→ Data section
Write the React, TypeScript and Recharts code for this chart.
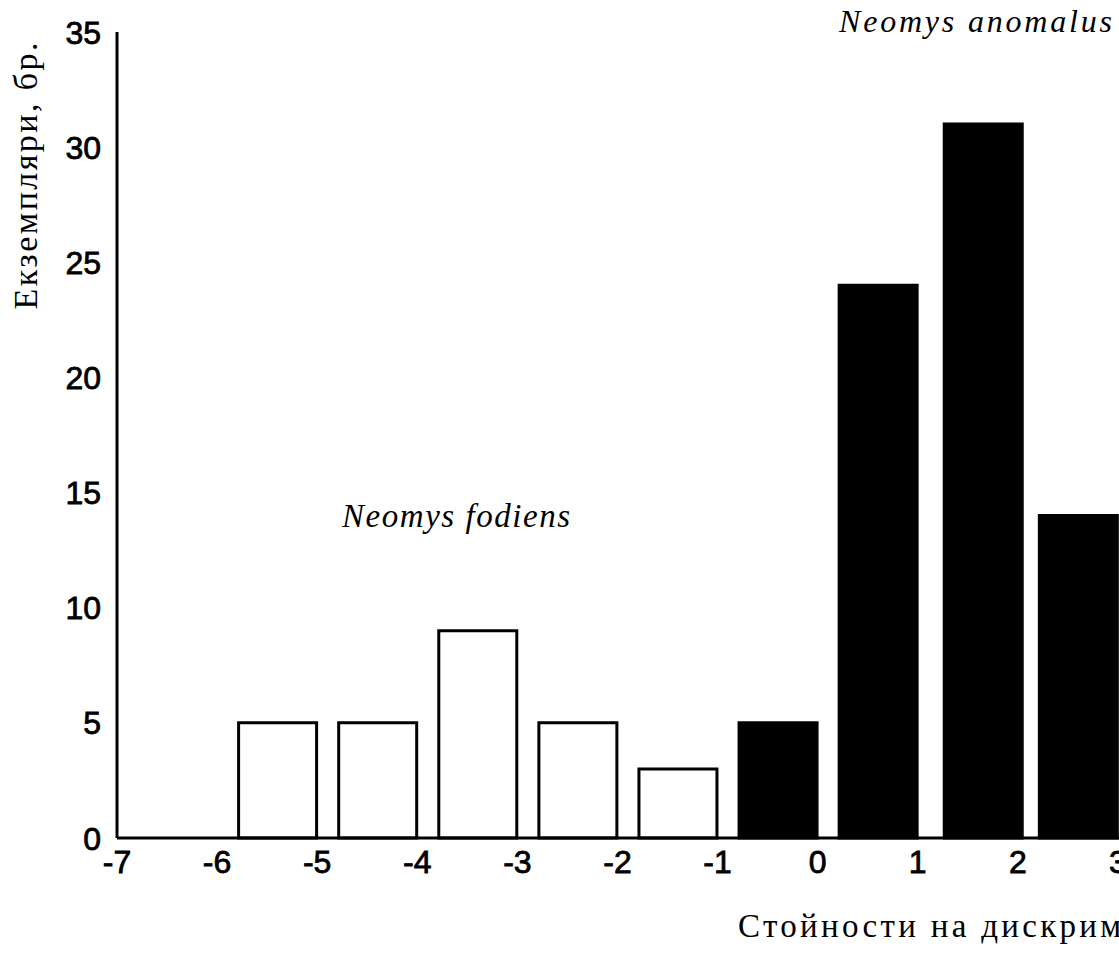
import React from 'react';
import { BarChart, Bar, XAxis, YAxis, Cell } from 'recharts';

// Bin centres (discriminant function values) and specimen counts
const binCenters = [-5.4, -4.4, -3.4, -2.4, -1.4, -0.4, 0.6, 1.65, 2.6];
const specimenCounts = [5, 5, 9, 5, 3, 5, 24, 31, 14];
const speciesGroup = ['fodiens', 'fodiens', 'fodiens', 'fodiens', 'fodiens', 'anomalus', 'anomalus', 'anomalus', 'anomalus'];
const xTicks = [-7, -6, -5, -4, -3, -2, -1, 0, 1, 2, 3, 4];
const yTicks = [0, 5, 10, 15, 20, 25, 30, 35];

const yLabel = 'Екземпляри, бр.';
const xLabel = 'Стойности на дискриминантната функция';
const labelAnomalus = 'Neomys anomalus';
const labelFodiens = 'Neomys fodiens';

const data = binCenters.map((x, i) => ({ x, count: specimenCounts[i], group: speciesGroup[i] }));

const serif = '"Liberation Serif", "Times New Roman", serif';
const sans = '"Liberation Sans", Arial, sans-serif';

const XTick = (props: any) => {
  const { x, y, payload } = props;
  return (
    <text x={x} y={y} dy="0.72em" textAnchor="middle" fontFamily={sans} fontSize={32} fill="#000" stroke="#000" strokeWidth={0.8}>
      {payload.value}
    </text>
  );
};

const YTick = (props: any) => {
  const { x, y, payload } = props;
  return (
    <text x={x} y={y} dy="0.36em" textAnchor="end" fontFamily={sans} fontSize={32} fill="#000" stroke="#000" strokeWidth={0.8}>
      {payload.value}
    </text>
  );
};

export default function App() {
  return (
    <div style={{ position: 'fixed', left: 0, top: 0, width: 1119, height: 955, overflow: 'hidden', background: '#fff' }}>
      <div style={{ position: 'absolute', left: 0, top: 0 }}>
        <BarChart
          width={1300}
          height={955}
          data={data}
          margin={{ top: 32, right: 82, bottom: 87, left: 57 }}
        >
          <XAxis
            dataKey="x"
            type="number"
            domain={[-7, 4]}
            ticks={xTicks}
            interval={0}
            allowDecimals={false}
            tickLine={false}
            tickSize={0}
            tickMargin={12}
            height={30}
            axisLine={{ stroke: '#000', strokeWidth: 3 }}
            tick={<XTick />}
          />
          <YAxis
            type="number"
            domain={[0, 35]}
            ticks={yTicks}
            interval={0}
            width={60}
            tickLine={false}
            tickSize={0}
            tickMargin={16}
            axisLine={{ stroke: '#000', strokeWidth: 3 }}
            tick={<YTick />}
          />
          <Bar dataKey="count" barSize={78} isAnimationActive={false} stroke="#000" strokeWidth={3}>
            {data.map((d, i) => (
              <Cell key={i} fill={d.group === 'fodiens' ? '#fff' : '#000'} />
            ))}
          </Bar>
        </BarChart>
      </div>
      <svg width={1119} height={955} style={{ position: 'absolute', left: 0, top: 0, pointerEvents: 'none' }}>
        <text
          transform="translate(37,176) rotate(-90)"
          textAnchor="middle"
          fontFamily={serif}
          fontSize={34}
          textLength={267}
          lengthAdjust="spacing"
          fill="#000"
        >
          {yLabel}
        </text>
        <text x={839} y={32} fontFamily={serif} fontStyle="italic" fontSize={32} textLength={273} lengthAdjust="spacing" fill="#000">
          {labelAnomalus}
        </text>
        <text x={342} y={527} fontFamily={serif} fontStyle="italic" fontSize={33} textLength={228} lengthAdjust="spacing" fill="#000">
          {labelFodiens}
        </text>
        <text x={738} y={937} fontFamily={serif} fontSize={33} letterSpacing={3.3} fill="#000">
          {xLabel}
        </text>
      </svg>
    </div>
  );
}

→ Short exercise
Reproduce exactly the run of lines that opens the listing and closes with the line holding "XAxis, YAxis, Cell". Pictures are excluded.

→ Written answer
Write the React, TypeScript and Recharts code for this chart.
import React from 'react';
import { BarChart, Bar, XAxis, YAxis, Cell } from 'recharts';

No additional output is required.